On losing the play off final

“I wrestle with myself about what I could have done differently,” he says. “The play-off final will forever cripple me in that respect. It was a relentless and hard season and losing in that manner was so tough. I reflected on it, not from the perspective of whether I could do it again, but more that I hadn’t done what I set out to do. And then it was back to work I got a bit of stick and that’s fine, it happens,” Ross says. “After the game, we came out and beside the coach there were kids asking for autographs and pictures. I would never not do that; I’d had a tough afternoon and I could have put my head down and got on the bus, but I’m happy to talk to fans and I remember how I felt as a kid loving football. I’d never walk past anybody in that way. So while I’m having my picture taken with a nine-year-old kid, I’m getting a 50-year-man giving me abuse. He was shouting, ‘Fuck off back to Scotland’. That’s not me criticising Sunderland fans, because I’m sure it happens at every club, but it’s not right, that. People seem to think it’s acceptable in football. No human being could enjoy that. Sometimes, you just get back on the bus, shake your head and think ‘Wow.’”

What happens next

“Management is the right fit for me,” Ross says. “I’d go back into it tomorrow. I just like the buzz I get from it. I’m open-minded. I’d go abroad, I’d stay in England. Someone said to me the other day, ‘Don’t chase things, because if you chase something you’ll get it but it might not be right’ and that’s good advice,” he says. “But there’s that little bit of fear there, too. I just enjoy working.

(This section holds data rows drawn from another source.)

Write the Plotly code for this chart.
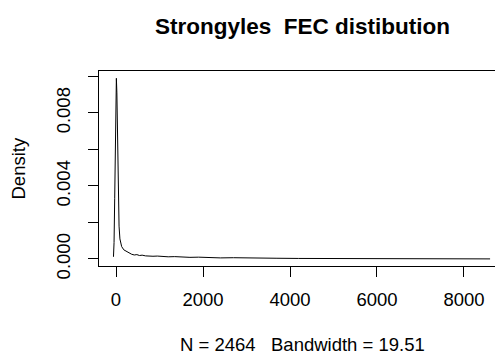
import plotly.graph_objects as go

# Kernel density estimate of Strongyles FEC
fec_x = [-58, -45, -30, -15, 0, 8, 20, 35, 50, 70, 90, 130, 180, 250, 300, 360,
         420, 480, 540, 600, 680, 760, 850, 950, 1050, 1200, 1350, 1500, 1700,
         1900, 2100, 2400, 2700, 3000, 3300, 3700, 4200, 4800, 5500, 6200, 7000,
         7800, 8600]
density = [0.00012, 0.0009, 0.0033, 0.0072, 0.0097, 0.0099, 0.0091, 0.0065,
           0.0036, 0.0018, 0.0011, 0.00068, 0.00050, 0.00040, 0.00032, 0.00026,
           0.00022, 0.00024, 0.00019, 0.00021, 0.00017, 0.00018, 0.00015,
           0.00016, 0.00013, 0.00012, 0.00013, 0.00010, 0.00009, 0.00010,
           0.00008, 0.00006, 0.00007, 0.00005, 0.00006, 0.00004, 0.00003,
           0.00003, 0.00002, 0.00002, 0.00001, 0.00001, 0.000005]

x_ticks = [0, 2000, 4000, 6000, 8000]
y_ticks = [0.000, 0.002, 0.004, 0.006, 0.008, 0.010]
y_ticktext = ["0.000", "", "0.004", "", "0.008", ""]

title_text = "Strongyles\u00a0\u00a0FEC distibution"
sub_text = "N = 2464\u00a0\u00a0\u00a0Bandwidth = 19.51"
ylab = "Density"

FONT = "Liberation Sans, Arial, Helvetica, sans-serif"
BASE = 18.5

fig = go.Figure()
fig.add_trace(go.Scatter(x=fec_x, y=density, mode="lines",
                         line=dict(color="black", width=1), showlegend=False,
                         hoverinfo="skip"))

# the page body has an 8px margin, so the figure is sized to fill the rest of the window
fig.update_layout(
    width=495, height=346,
    margin=dict(l=91, r=0, t=63, b=88),
    paper_bgcolor="white", plot_bgcolor="white",
    font=dict(family=FONT, size=BASE, color="black"),
    xaxis=dict(range=[-391, 8897], tickvals=x_ticks, ticktext=[str(v) for v in x_ticks],
               showgrid=False, zeroline=False, showline=True, mirror=True,
               linecolor="black", linewidth=1, ticks="outside", ticklen=10,
               tickcolor="black", tickwidth=1, ticklabelstandoff=7),
    yaxis=dict(range=[-0.000384, 0.0103], tickvals=y_ticks, ticktext=y_ticktext,
               showgrid=False, zeroline=False, showline=True, mirror=False,
               linecolor="black", linewidth=1, ticks="outside", ticklen=10,
               tickcolor="black", tickwidth=1, tickangle=-90, ticklabelstandoff=11),
    annotations=[
        dict(text="<b>" + title_text + "</b>", xref="paper", yref="paper",
             x=0.5025, y=1, xanchor="center", yanchor="bottom", yshift=30,
             showarrow=False, font=dict(size=22.5, family=FONT)),
        dict(text=sub_text, xref="paper", yref="paper", x=0.5025, y=0,
             xanchor="center", yanchor="top", yshift=-67, borderpad=0,
             showarrow=False, font=dict(size=BASE, family=FONT)),
        dict(text=ylab, xref="paper", yref="paper", x=0, y=0.5,
             xanchor="center", yanchor="middle", xshift=-81, textangle=-90,
             showarrow=False, font=dict(size=BASE, family=FONT)),
    ],
)

fig.write_html("out.html")
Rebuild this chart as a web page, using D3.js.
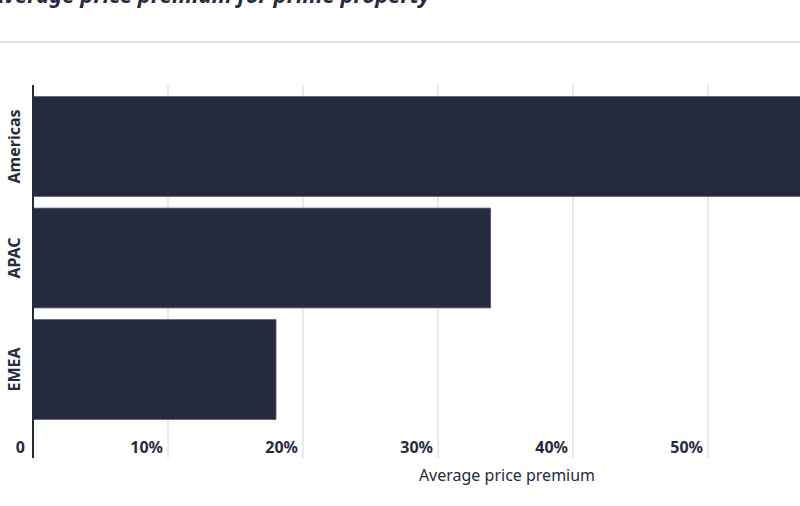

I’d like to think the people who worked with me would say I’ve got very little ego, so if I’d been a disaster, I would say I crashed and burned,” he says. “Even this season, we went to Burnley and Sheffield United in the League Cup, two Premier League clubs, and won and even that was … ah, but it doesn’t really matter now. I never once took the job for granted. I left with my head held high. Maybe some people will say ‘fuck off’ to that, but it’s genuinely how I feel.”